_EXERCISE DETAILS_. Return each line of the data below exactly, omitting any pictures.
· · · · · · ·
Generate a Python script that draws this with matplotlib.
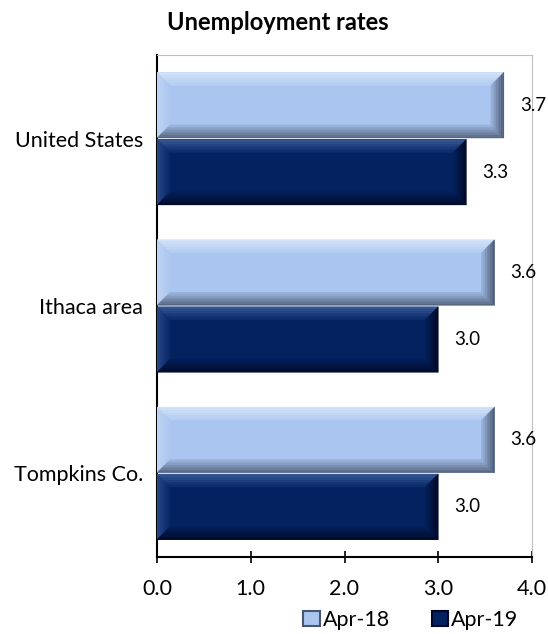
import matplotlib
matplotlib.use("Agg")
import matplotlib.pyplot as plt
import numpy as np
from matplotlib.patches import Polygon, Patch
from matplotlib.colors import to_rgb

# --- data ---
categories = ["Tompkins Co.", "Ithaca area", "United States"]
apr18 = [3.6, 3.6, 3.7]
apr19 = [3.0, 3.0, 3.3]
series_names = ["Apr-18", "Apr-19"]
x_ticks = [0.0, 1.0, 2.0, 3.0, 4.0]

plt.rcParams["font.family"] = ["Lato", "DejaVu Sans"]

fig = plt.figure(figsize=(5.48, 6.34), dpi=100)
ax = fig.add_axes([157 / 548, 1 - 557 / 634, 375 / 548, 502 / 634])
ax.set_xlim(0, 4.0)
ax.set_ylim(-0.5, 2.5)

# face colour, then (outer, inner) for top, left, bottom, right bevels
light = {"face": "#A9C5F0",
         "top": ("#D6E4F9", "#B3CCF2"),
         "left": ("#C2D6F4", "#ABC6F0"),
         "bottom": ("#52617B", "#9CB6DE"),
         "right": ("#48566F", "#9CB6DE")}
dark = {"face": "#03225F",
        "top": ("#3B5B98", "#0A2A6A"),
        "left": ("#2A4A88", "#072767"),
        "bottom": ("#000A26", "#03205C"),
        "right": ("#000823", "#03205C")}

px_x = 375 / 4.0      # pixels per x unit
px_y = 502 / 3.0      # pixels per y unit
bev = 13
bx = bev / px_x
by = bev / px_y
h = 0.392
n_strips = 8


def mix(c0, c1, t):
    a, b = np.array(to_rgb(c0)), np.array(to_rgb(c1))
    return tuple(a + (b - a) * t)


def bevel_bar(ax, y, v, cols):
    x0, x1 = 0.0, v
    y0, y1 = y - h / 2, y + h / 2
    ax.add_patch(Polygon([(x0, y0), (x1, y0), (x1, y1), (x0, y1)], closed=True,
                         facecolor=cols["face"], edgecolor="none", zorder=2))
    for k in range(n_strips):
        d0, d1 = k / n_strips, (k + 1) / n_strips
        t = (k + 0.5) / n_strips
        a0, a1 = d0 * bx, d1 * bx
        b0, b1 = d0 * by, d1 * by
        sides = {
            "top": [(x0 + a0, y1 - b0), (x1 - a0, y1 - b0), (x1 - a1, y1 - b1), (x0 + a1, y1 - b1)],
            "left": [(x0 + a0, y0 + b0), (x0 + a1, y0 + b1), (x0 + a1, y1 - b1), (x0 + a0, y1 - b0)],
            "bottom": [(x0 + a0, y0 + b0), (x1 - a0, y0 + b0), (x1 - a1, y0 + b1), (x0 + a1, y0 + b1)],
            "right": [(x1 - a0, y0 + b0), (x1 - a0, y1 - b0), (x1 - a1, y1 - b1), (x1 - a1, y0 + b1)],
        }
        for side, pts in sides.items():
            c_out, c_in = cols[side]
            ax.add_patch(Polygon(pts, closed=True, facecolor=mix(c_out, c_in, t),
                                 edgecolor=mix(c_out, c_in, t), linewidth=0.3, zorder=3))
    ax.text(v + 16 / px_x, y, f"{v:.1f}", va="center", ha="left", fontsize=13.5,
            color="black")


for i, cat in enumerate(categories):
    bevel_bar(ax, i + 0.2, apr18[i], light)
    bevel_bar(ax, i - 0.2, apr19[i], dark)

ax.set_yticks(range(len(categories)))
ax.set_yticklabels(categories, fontsize=15.5)
ax.tick_params(axis="y", length=0, pad=10)
ax.set_xticks(x_ticks)
ax.set_xticklabels([f"{t:.1f}" for t in x_ticks], fontsize=15.5)
ax.tick_params(axis="x", direction="inout", length=9, width=1.2, pad=11)

ax.spines["left"].set_color("black")
ax.spines["left"].set_linewidth(1.5)
ax.spines["bottom"].set_color("black")
ax.spines["bottom"].set_linewidth(1.5)
ax.spines["top"].set_color("#BFBFBF")
ax.spines["right"].set_color("#BFBFBF")

fig.text(278 / 548, 1 - 23 / 634, "Unemployment rates", ha="center", va="center",
         fontsize=17, fontweight="bold")

handles = [Patch(facecolor=light["face"], edgecolor=light["right"][0], linewidth=1.5),
           Patch(facecolor=dark["face"], edgecolor=dark["right"][0], linewidth=1.5)]
fig.legend(handles, series_names, loc="center", bbox_to_anchor=(411 / 548, 1 - 620 / 634),
           ncol=2, frameon=False, fontsize=15.5, handlelength=0.75, handleheight=0.75,
           handletextpad=0.15, columnspacing=1.95)

fig.savefig("out.png", dpi=100)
· · · · · · ·
_SOLUTION FOR THIS TASK_.
Generate a Python script that draws this with matplotlib.
import matplotlib
matplotlib.use("Agg")
import matplotlib.pyplot as plt
import numpy as np
from matplotlib.patches import Polygon, Patch
from matplotlib.colors import to_rgb

# --- data ---
categories = ["Tompkins Co.", "Ithaca area", "United States"]
apr18 = [3.6, 3.6, 3.7]
apr19 = [3.0, 3.0, 3.3]
series_names = ["Apr-18", "Apr-19"]
x_ticks = [0.0, 1.0, 2.0, 3.0, 4.0]

plt.rcParams["font.family"] = ["Lato", "DejaVu Sans"]

fig = plt.figure(figsize=(5.48, 6.34), dpi=100)
ax = fig.add_axes([157 / 548, 1 - 557 / 634, 375 / 548, 502 / 634])
ax.set_xlim(0, 4.0)
ax.set_ylim(-0.5, 2.5)

# face colour, then (outer, inner) for top, left, bottom, right bevels
light = {"face": "#A9C5F0",
         "top": ("#D6E4F9", "#B3CCF2"),
         "left": ("#C2D6F4", "#ABC6F0"),
         "bottom": ("#52617B", "#9CB6DE"),
         "right": ("#48566F", "#9CB6DE")}
dark = {"face": "#03225F",
        "top": ("#3B5B98", "#0A2A6A"),
        "left": ("#2A4A88", "#072767"),
        "bottom": ("#000A26", "#03205C"),
        "right": ("#000823", "#03205C")}

px_x = 375 / 4.0      # pixels per x unit
px_y = 502 / 3.0      # pixels per y unit
bev = 13
bx = bev / px_x
by = bev / px_y
h = 0.392
n_strips = 8


def mix(c0, c1, t):
    a, b = np.array(to_rgb(c0)), np.array(to_rgb(c1))
    return tuple(a + (b - a) * t)


def bevel_bar(ax, y, v, cols):
    x0, x1 = 0.0, v
    y0, y1 = y - h / 2, y + h / 2
    ax.add_patch(Polygon([(x0, y0), (x1, y0), (x1, y1), (x0, y1)], closed=True,
                         facecolor=cols["face"], edgecolor="none", zorder=2))
    for k in range(n_strips):
        d0, d1 = k / n_strips, (k + 1) / n_strips
        t = (k + 0.5) / n_strips
        a0, a1 = d0 * bx, d1 * bx
        b0, b1 = d0 * by, d1 * by
        sides = {
            "top": [(x0 + a0, y1 - b0), (x1 - a0, y1 - b0), (x1 - a1, y1 - b1), (x0 + a1, y1 - b1)],
            "left": [(x0 + a0, y0 + b0), (x0 + a1, y0 + b1), (x0 + a1, y1 - b1), (x0 + a0, y1 - b0)],
            "bottom": [(x0 + a0, y0 + b0), (x1 - a0, y0 + b0), (x1 - a1, y0 + b1), (x0 + a1, y0 + b1)],
            "right": [(x1 - a0, y0 + b0), (x1 - a0, y1 - b0), (x1 - a1, y1 - b1), (x1 - a1, y0 + b1)],
        }
        for side, pts in sides.items():
            c_out, c_in = cols[side]
            ax.add_patch(Polygon(pts, closed=True, facecolor=mix(c_out, c_in, t),
                                 edgecolor=mix(c_out, c_in, t), linewidth=0.3, zorder=3))
    ax.text(v + 16 / px_x, y, f"{v:.1f}", va="center", ha="left", fontsize=13.5,
            color="black")


for i, cat in enumerate(categories):
    bevel_bar(ax, i + 0.2, apr18[i], light)
    bevel_bar(ax, i - 0.2, apr19[i], dark)

ax.set_yticks(range(len(categories)))
ax.set_yticklabels(categories, fontsize=15.5)
ax.tick_params(axis="y", length=0, pad=10)
ax.set_xticks(x_ticks)
ax.set_xticklabels([f"{t:.1f}" for t in x_ticks], fontsize=15.5)
ax.tick_params(axis="x", direction="inout", length=9, width=1.2, pad=11)

ax.spines["left"].set_color("black")
ax.spines["left"].set_linewidth(1.5)
ax.spines["bottom"].set_color("black")
ax.spines["bottom"].set_linewidth(1.5)
ax.spines["top"].set_color("#BFBFBF")
ax.spines["right"].set_color("#BFBFBF")

fig.text(278 / 548, 1 - 23 / 634, "Unemployment rates", ha="center", va="center",
         fontsize=17, fontweight="bold")

handles = [Patch(facecolor=light["face"], edgecolor=light["right"][0], linewidth=1.5),
           Patch(facecolor=dark["face"], edgecolor=dark["right"][0], linewidth=1.5)]
fig.legend(handles, series_names, loc="center", bbox_to_anchor=(411 / 548, 1 - 620 / 634),
           ncol=2, frameon=False, fontsize=15.5, handlelength=0.75, handleheight=0.75,
           handletextpad=0.15, columnspacing=1.95)

fig.savefig("out.png", dpi=100)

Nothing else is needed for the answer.